The protocol was first to report the incident to his superior who probably would follow his checklist and order fire. But Petrov doubted the authenticity of the alarm and did not report the incoming strike. He had been a part of the design of the alarm system and was well educated in ballistics and mathematics and concluded that they were seeing a false alarm. And he was right, the system mistook the sun’s reflection for a missile. By not reporting the incident, i.e., not obeying strict orders, Petrov prevented a nuclear war between the US and the Soviet Union.

Petrov was neither punished nor promoted for not following the protocol, but later he was honoured at the United Nations, received the Dresden Peace Prize, and was profiled in the documentary The Man Who Saved the World. “I was just at the right place at the right time” he told the film makers. He died in May 2017 at the age of 77 without any parade.

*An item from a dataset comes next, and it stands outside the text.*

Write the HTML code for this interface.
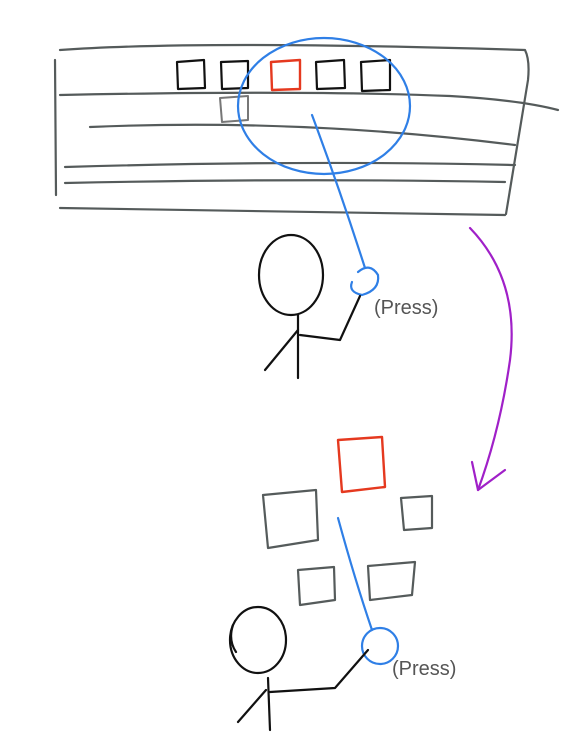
<!DOCTYPE html>
<html><head><meta charset="utf-8"><style>
html,body{margin:0;padding:0;background:#fff;}
svg{display:block;}
text{font-family:"Liberation Sans",sans-serif;}
</style></head><body>
<svg width="584" height="744" viewBox="0 0 584 744" xmlns="http://www.w3.org/2000/svg" fill="none" stroke-linecap="round" stroke-linejoin="round">
<g stroke="#555b5b" stroke-width="2.2">
<path d="M60 50 Q200 40 525 50 Q530 60 528 80 L506 214"/>
<path d="M60 208 Q300 212 505 215"/>
<path d="M55 60 L56 195"/>
<path d="M60 95 Q300 90 450 96 Q520 100 558 110"/>
<path d="M90 127 Q300 118 515 145"/>
<path d="M65 167 Q300 160 515 165"/>
<path d="M65 183 Q300 178 505 182"/>
</g>
<g stroke="#111" stroke-width="2.2">
<path d="M177 62 L204 60 L205 88 L178 89 Z"/>
<path d="M221 62 L248 61 L248 88 L222 89 Z"/>
<path d="M316 62 L344 60 L345 88 L317 89 Z"/>
<path d="M361 62 L390 60 L390 90 L362 91 Z"/>
</g>
<path d="M271 62 L300 60 L300 89 L272 90 Z" stroke="#e5391f" stroke-width="2.4"/>
<path d="M220 98 L248 96 L248 120 L222 122 Z" stroke="#777" stroke-width="2"/>
<g stroke="#2f7fe6" stroke-width="2.2">
<ellipse cx="324" cy="106" rx="86" ry="68"/>
<path d="M312 115 Q340 190 365 268"/>
<path d="M358 272 Q370 262 378 275 Q380 290 362 295 Q348 292 352 282"/>
</g>
<g stroke="#111" stroke-width="2.2">
<ellipse cx="291" cy="275" rx="32" ry="40"/>
<path d="M298 315 L298 378"/>
<path d="M298 330 L265 370"/>
<path d="M300 335 L340 340 L360 296"/>
</g>
<text x="374" y="314" font-size="20" fill="#555">(Press)</text>
<g stroke="#a020c8" stroke-width="2.2">
<path d="M470 228 Q520 280 510 360 Q500 430 478 490"/>
<path d="M472 462 L478 490 L505 470"/>
</g>
<path d="M338 440 L382 437 L385 487 L342 492 Z" stroke="#e5391f" stroke-width="2.4"/>
<g stroke="#555b5b" stroke-width="2.2">
<path d="M263 495 L316 490 L318 540 L268 548 Z"/>
<path d="M401 498 L432 496 L432 528 L404 530 Z"/>
<path d="M298 570 L334 567 L335 600 L300 605 Z"/>
<path d="M368 566 L415 562 L412 595 L370 600 Z"/>
</g>
<g stroke="#2f7fe6" stroke-width="2.2">
<path d="M338 518 Q355 580 372 630"/>
<ellipse cx="380" cy="646" rx="18" ry="18"/>
</g>
<g stroke="#111" stroke-width="2.2">
<ellipse cx="258" cy="640" rx="28" ry="33"/>
<path d="M233 625 Q228 640 236 652"/>
<path d="M268 678 L270 730"/>
<path d="M266 690 L238 722"/>
<path d="M270 692 L335 688 L368 650"/>
</g>
<text x="392" y="675" font-size="20" fill="#555">(Press)</text>
</svg>
</body></html>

Another hero was the Soviet navy officer Vasili Arkhipov. In 1962 he was in his nuclear submarine near Cuba when US naval forces started dropping bombs on his sub. Two senior officers on the submarine thought that a nuclear war had already begun and wanted to launch a nuclear torpedo on the US. But all three officers had to agree for the missile to fire, and Arkhipov doubted, thus preventing a nuclear exchange, and potentially preventing the end of the world.

In 1995, Russian radars were alarmed by an incoming US strike. President Boris Yeltsin was alerted and given the briefcase with the codes for nuclear launch. Yeltsin eventually declined to launch a strike as he (by unknown reason) doubted the alarm and was convinced it was false. It turned out that the radars had picked up a research rocket, launched by Scandinavian scientists studying the northern lights.

Three great Russian Doubters saved our world. Perhaps Doubters who go against the protocol are the real heroes and can stop wars? We need more of these people in work life, not only in warfare, but people who use their brains and doubt – before they believe and act.